While underwhelmed by the apathetic audiences that greeted them as No Doubt's warm-up group, the members of the Faint aren't necessarily opposed to playing arenas as the main attraction, or to the major-label dalliances that might make that scenario more likely. The group's in-progress record, tentatively scheduled for release in the fall, won't necessarily arrive on the Omaha indie label Saddle Creek, which issued its first four full-lengths. Rumors persist about a jump to American Recordings, where the group would collaborate with prolific production guru Rick Rubin.
"We don't know yet," Petersen says. "With every record, we've always tried to figure out who would be best for it. We're still working through things and figuring it out for ourselves."
Petersen is equally elusive when describing the forthcoming album's sound.
"I suppose if I had a clear answer, then I could also say exactly when our album will come out," he says. "It's safe to say it will [be] something different, because we never want to repeat ourselves." (The St. Louis set list will include four or five new songs, giving fans a more tangible answer about the Faint's current direction.)

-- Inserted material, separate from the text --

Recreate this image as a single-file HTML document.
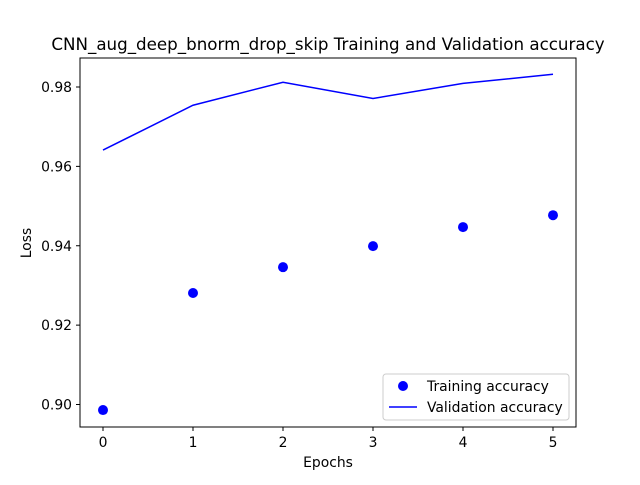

Like many hotly pursued musical free agents, the Faint will appear at the South by Southwest conference in Austin, Texas, on Friday, March 16. The band can afford to be selective about its suitors, because new-wave informed dance rock, appropriated by everyone from the Killers to Ladytron, has become commercially viable. Petersen confesses neither flattery nor frustration that this once-barren musical genre is now thriving.
"It was inevitable," he says. "Music will eventually involve the crushing together of every element, and something as small as having a synthesizer was really obvious. I'm just excited to see what else people come up with, and what we come up with."
Feeling no obligation to be possessive of its musical turf, the Faint has avoided the sort of intra-genre rivalries that ensnared the Killers and the Bravery. "We're too isolated to be affected by anything like that," Petersen says. But even at home, they've avoided harvesting resentment.
"There's always been a little animosity between bands, because there are the bands that are maybe, more rock, and they have the rock attitude which doesn't go with the more folk attitude over here [at Saddle Creek]," Petersen says. "But it's never hateful. As a community people are proud of what bands from here have done. People are going on tour around the world and talking about Omaha and the scene. I would like to think other musicians appreciate that, because it might put an eye toward what they're doing."
The tools young musicians use to promote their work have changed drastically since the Faint booked their early tours using phone calls and rudimentary e-mail systems. But Petersen's advice to fledgling Midwesterners stands independent of technological advances: "Play shows. Play every single show you can possibly play."
And a snazzy light show wouldn't hurt.